In a more honest age, there would be a word that fits this: propaganda. The mission of The Conversation US amounts to nothing more than elevating expertism to its rightful lofty perch above the riff-raff that is the common citizenry:
 

The Conversation arose out of deep-seated concerns for the fading quality of our public discourse and recognition of the vital role that academic experts could play in the public arena.

Information has always been essential to democracy. It’s a societal good, like clean water. But many now find it difficult to put their trust in the media and experts who have spent years researching a topic. Instead, they listen to those who have the loudest voices. Those uninformed views are amplified by social media networks that reward those who spark outrage instead of insight or thoughtful discussion.

The Conversation U.S. seeks to be part of the solution to this problem, to raise up the voices of true experts and to make their knowledge available to everyone.

Read that excerpt again. The arrogance is as glaring as the blissful lack of awareness as to how much public trust the professional academic and journalistic classes have forfeited due to the very sentiments expressed here. Predictably, The Conversation US, partner of the Associated Press, is fully tainted by leftist and globalist Big Money. Gates Foundation? Check. Radical Ford Foundation? Check.

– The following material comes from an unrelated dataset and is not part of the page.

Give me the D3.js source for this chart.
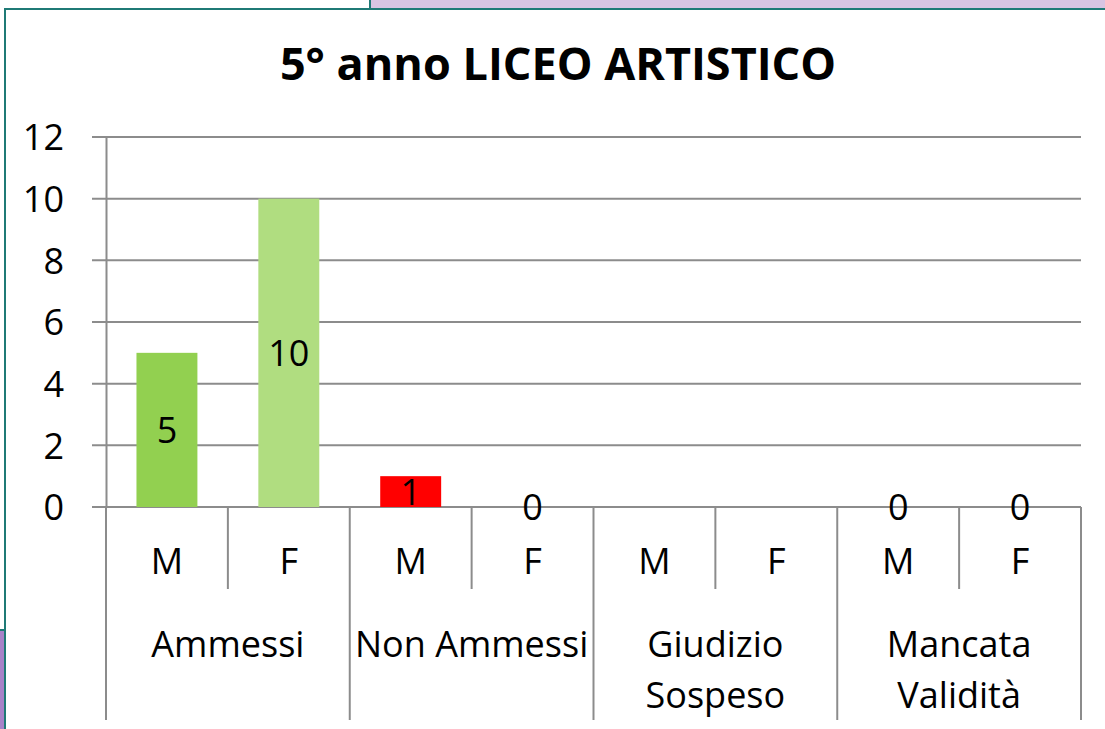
<!DOCTYPE html>
<html lang='it'>
<head>
<meta charset='utf8'>
<title>5° anno LICEO ARTISTICO</title>
<script src="https://cdn.jsdelivr.net/npm/d3@7"></script>
<style>
  body { margin: 0; background: #fff; }
  text { font-family: 'Open Sans', 'Noto Sans', sans-serif; fill: #000; }
</style>
</head>
<body>
<svg id='chart' width='1105' height='729'></svg>
<script>
// chart data
var title = '5° anno LICEO ARTISTICO';
var groups = [['Ammessi'], ['Non Ammessi'], ['Giudizio', 'Sospeso'], ['Mancata', 'Validità']];
var sexes = ['M', 'F'];
var values = [5, 10, 1, 0, null, null, 0, 0];
var barColors = ['#92D050', '#B0DD80', '#FF0000', '#FF0000', '#92D050', '#B0DD80', '#92D050', '#B0DD80'];
var yTicks = [0, 2, 4, 6, 8, 10, 12];

var svg = d3.select('#chart');
var gridColor = '#8c8c8c';
var frameColor = '#1f7a76';

// slide frame around the chart
svg.append('rect').attr('x', 371).attr('y', 0).attr('width', 734).attr('height', 9).attr('fill', '#d8c4e2');
svg.append('line').attr('x1', 370).attr('x2', 370).attr('y1', 0).attr('y2', 9)
    .attr('stroke', frameColor).attr('stroke-width', 2);
svg.append('rect').attr('x', 0).attr('y', 631).attr('width', 5).attr('height', 98).attr('fill', '#a882c8');
svg.append('line').attr('x1', 0).attr('x2', 6).attr('y1', 630).attr('y2', 630)
    .attr('stroke', frameColor).attr('stroke-width', 2);
svg.append('line').attr('x1', 4).attr('x2', 1105).attr('y1', 9).attr('y2', 9)
    .attr('stroke', frameColor).attr('stroke-width', 2);
svg.append('line').attr('x1', 5).attr('x2', 5).attr('y1', 9).attr('y2', 729)
    .attr('stroke', frameColor).attr('stroke-width', 2);

// scales
var cats = d3.range(values.length);
var x = d3.scaleBand().domain(cats).range([106, 1081]).padding(0);
var y = d3.scaleLinear().domain([0, 12]).range([507, 137]);
var bw = x.bandwidth();

// title
svg.append('text')
    .attr('x', 558).attr('y', 80)
    .attr('text-anchor', 'middle')
    .style('font-size', '45px').style('font-weight', 'bold')
    .text(title);

// gridlines
svg.append('g').selectAll('line').data(yTicks).enter().append('line')
    .attr('x1', 92).attr('x2', 1081)
    .attr('y1', function(d) { return y(d); }).attr('y2', function(d) { return y(d); })
    .attr('stroke', gridColor).attr('stroke-width', 2);

// y axis
var yAxis = d3.axisLeft(y).tickValues(yTicks).tickSize(0).tickSizeOuter(0).tickPadding(42);
var ya = svg.append('g').attr('transform', 'translate(106,0)').call(yAxis);
ya.select('.domain').attr('stroke', gridColor).attr('stroke-width', 2);
ya.selectAll('text').style('font-size', '36px').style('font-family', "'Open Sans', sans-serif")
    .attr('fill', '#000').attr('dy', '0.36em');

// bars
svg.append('g').selectAll('rect').data(cats.filter(function(i) { return values[i] !== null; })).enter()
    .append('rect')
    .attr('x', function(i) { return x(i) + bw * 0.25; })
    .attr('width', bw * 0.5)
    .attr('y', function(i) { return y(values[i]); })
    .attr('height', function(i) { return y(0) - y(values[i]); })
    .attr('fill', function(i) { return barColors[i]; });

// category separators
svg.append('g').selectAll('line').data(d3.range(values.length + 1)).enter().append('line')
    .attr('x1', function(i) { return 106 + i * bw; })
    .attr('x2', function(i) { return 106 + i * bw; })
    .attr('y1', 507)
    .attr('y2', function(i) { return i % 2 === 0 ? 720 : 589; })
    .attr('stroke', gridColor).attr('stroke-width', 2);

// data labels
svg.append('g').selectAll('text').data(cats.filter(function(i) { return values[i] !== null; })).enter()
    .append('text')
    .attr('x', function(i) { return x(i) + bw / 2; })
    .attr('y', function(i) { return (y(values[i]) + y(0)) / 2; })
    .attr('dy', '0.36em')
    .attr('text-anchor', 'middle')
    .style('font-size', '36px')
    .text(function(i) { return values[i]; });

// M / F labels
svg.append('g').selectAll('text').data(cats).enter().append('text')
    .attr('x', function(i) { return x(i) + bw / 2; })
    .attr('y', 574)
    .attr('text-anchor', 'middle')
    .style('font-size', '36px')
    .text(function(i) { return sexes[i % 2]; });

// group labels
groups.forEach(function(lines, gi) {
    var cx = x(gi * 2) + bw;
    lines.forEach(function(line, li) {
        svg.append('text')
            .attr('x', cx).attr('y', 657 + li * 51)
            .attr('text-anchor', 'middle')
            .style('font-size', '36px')
            .text(line);
    });
});
</script>
</body>
</html>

In its tidy bio of the rabidly leftist Ford Foundation, The Conversation US expressly praises its commitment to “social change”:
 

For more than 80 years it has worked with courageous people on the frontlines of social change worldwide, guided by its mission to strengthen democratic values, reduce poverty and injustice, promote international cooperation, and advance human achievement.

This is the power nexus that has fully absorbed the Associated Press. No truly neutral observer would describe a media organization financially indebted to these agenda-driven, heavyweight moneyed influencers as “independent.” Yet here is the AP describing itself at the bottom of a Dec. 13 press release celebrating its latest cash infusion from Big Philanthropy Inc.:
 

The Associated Press is an independent global news organization dedicated to factual reporting. Founded in 1846, AP today remains the most trusted source of fast, accurate, unbiased news in all formats and the essential provider of the technology and services vital to the news business. More than half the world’s population sees AP journalism every day.

One can think of 1,829,815 reasons to chuckle. Alas, that figure does not begin to scratch the surface of the spider web of compromise entangling establishment journalism today. Big Media may indeed be suffering severe financial setbacks at the moment, but a ruling progressive establishment awash in money will assure that it continues to serve its assigned role in the global control construct for some time to come.